Deborah Freedman Lustig
Associate Director, Institute for the Study of Societal Issues
Deborah Freedman Lustig is a cultural anthropologist whose research has focused on gender and education in the United States and Kenya, where she was a Fulbright Senior Scholar in 2004-5. Lustig earned her Ph.D. in anthropology from the University of Michigan. Her articles about teenage mothers have been published in the journals Anthropology and Education Quarterly and Childhood and in the edited volume Childhood, Youth, and Social Work in Transformation: Implications for Policy and Practice (Columbia University Press, 2009). Her recent research on risk and violence among young adults coming of age in Oakland, California has been published in Children and Youth Services Review and in the edited volume Education and the Risk Society: Theories, Discourse, and Risk Identities in Education Contexts (Sense Publishers 2012) and is available here(link is external).
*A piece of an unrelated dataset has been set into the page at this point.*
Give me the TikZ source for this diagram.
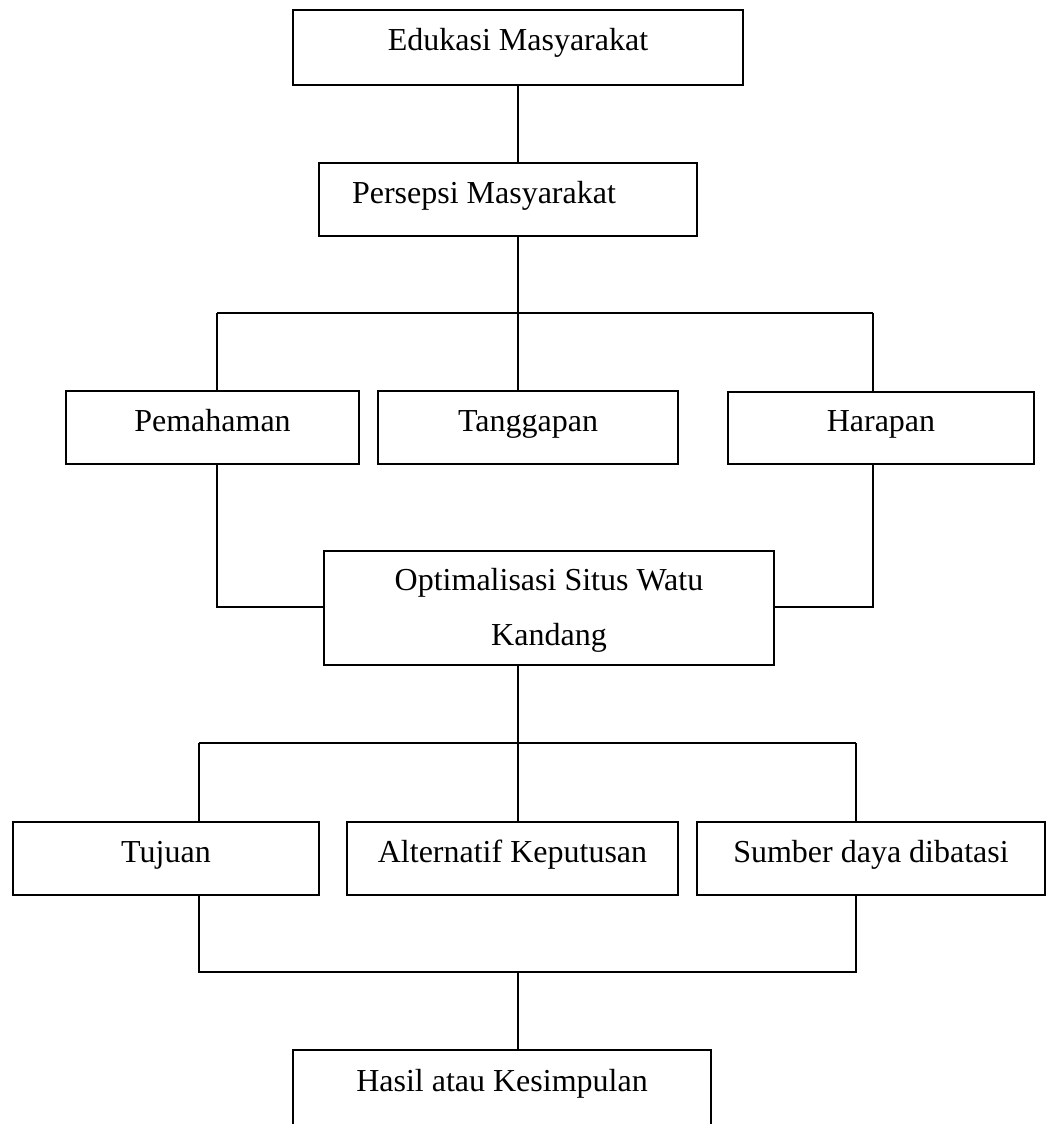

From 2006-2011 Lustig coordinated the research and training activities of the Center on Culture, Immigration, and Youth Violence Prevention, a project of the Institute for the Study of Societal Issues. In addition to helping direct the overall research mission of the Institute, she is the Academic Coordinator for the ISSI research centers, as well one of the Co-Directors of the Graduate Fellows Program
Pablo Gonzalez
Graduate Fellows Program Co-Director, Institute for the Study of Societal Issues
In addition to serving as Gradute Fellows Program Co-Director, Dr. Pablo Gonzalez is a continuing lecturer in Chicanx and Latinx Studies and Ethnic Studies at UC Berkeley. He is the recent recipient of the Distinguished Teaching Award (2022). He is also the recipient of the Chancellor's Public Service Award for Community Engaged Teaching. Dr. Gonzalez holds a PhD from the University of Texas at Austin in Anthropology and a BA in Chicano Studies from UC Berkeley. His research focuses on the impact of transnational indigenous social movements on Chicano activism in the United States and the relationships between race, migration, and dispossession in migrant Latinx communities in the US. His research interests include social movements, urban ethnography, identity formation, and racial formation.
Maxwell Vanderwarker
Chief Administrative Officer, Institute for the Study of Societal Issues
Maxwell Vanderwarker is ISSI’s Chief Administrative Officer. He received his BA in English from UC Berkeley, where he was involved in LGBT+ leadership with Oscar Wilde House. After graduation, he transitioned into Human Resources and finance and worked with a variety of small tech startups in the Bay Area, at the UC Berkeley College of Natural Resources, and as the Operations Officer at the UCSF HEAL Initiative. Maxwell is currently a MFA in creative writing candidate at San Francisco State University, with a focus on writing transgressive, boundary breaking LGBT+ literature.
Katie Owensby
Program Coordinator, Institute for the Study of Societal Issues
Katie Owensby is a program coordinator for ISSI. She came to ISSI after serving as an Undergraduate Academic Advisor for the Society & Environment major in the College of Natural Resources at UC Berkeley. Prior to working in CNR, Katie worked for Cal Alumni Association as their Marketing Data and Reporting Manager. Katie earned her BA in Psychology from University of Redlands and her MA in Counseling Psychology from University of San Francisco. She has two children, a daughter in high school, and a son who is a first year in college on the east coast. She and her family recently relocated from the Bay Area to Washington State. Katie enjoys hiking with her beloved Golden Retriever, Hana, reading, and spending time playing games and watching movies with her family. She has a deep love for UC Berkeley and cannot imagine working anywhere else.
Robin Marsh
Senior Researcher, Institute for the Study of Societal Issues
Robin Marsh joined ISSI in 2014 as a Senior Researcher. She is a socio-economist with over 25 years of experience in international agriculture and rural development. Marsh received her PhD from the Food Research Institute, Stanford University. She subsequently worked for the World Vegetable Center on socio-economic and nutritional benefits of home/community gardening, and for the Food and Agriculture Organization on local institution strengthening for food security and sustainable rural livelihoods. Marsh joined UC Berkeley in 2000 as Academic Coordinator of the Center for Sustainable Resource Development and Co-Director of the Beahrs Environmental Leadership Program (2000-2013). She has been a lecturer at UC Berkeley's College of Natural Resources since 2003, teaching in the field of Population, Environment & Development, and is Affiliate Faculty with The Blum Center for Developing Economies.